Relative Entropy and Mutual Information in Gaussian Statistical Field Theory

TL;DR

This paper investigates the properties of relative entropy and mutual information in Gaussian scalar field theories, revealing their dependence on spatial dimension, boundary conditions, and region separation, with implications for understanding correlations in field theories.

Contribution

It provides a detailed analysis of how relative entropy and mutual information behave in Gaussian scalar fields, including conditions for finiteness and divergence, and connects these properties to the Markov property.

Findings

Mutual information is finite between separated regions and follows an area law.

Relative entropy depends critically on the spatial dimension and boundary conditions.

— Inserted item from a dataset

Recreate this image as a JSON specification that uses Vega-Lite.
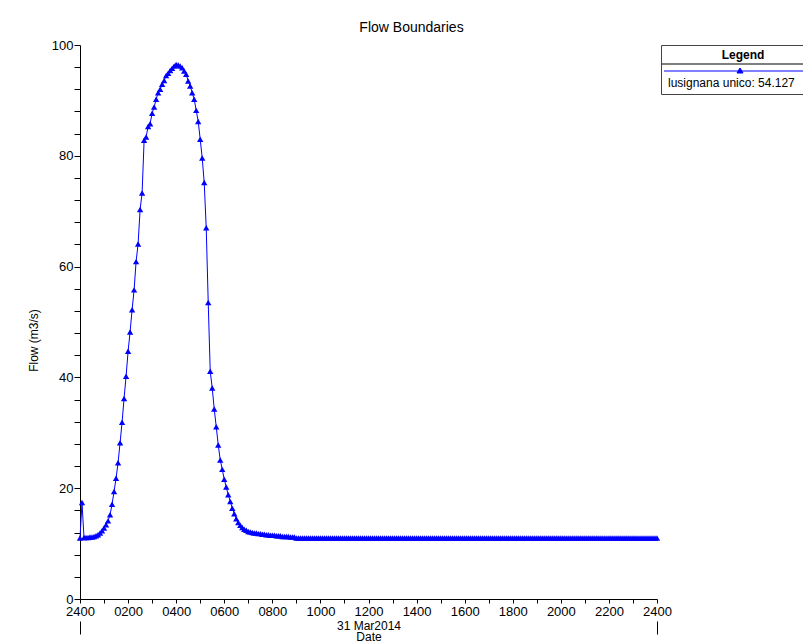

Mutual information can become infinite when regions are touching.

Abstract

Relative entropy is a powerful measure of the dissimilarity between two statistical field theories in the continuum. In this work, we study the relative entropy between Gaussian scalar field theories in a finite volume with different masses and boundary conditions. We show that the relative entropy depends crucially on $d$, the dimension of Euclidean space. Furthermore, we demonstrate that the mutual information between two disjoint regions in $\mathbb{R}^d$ is finite if the two regions are separated by a finite distance and satisfies an area law. We then construct an example of "touching" regions between which the mutual information is infinite. We argue that the properties of mutual information in scalar field theories can be explained by the Markov property of these theories.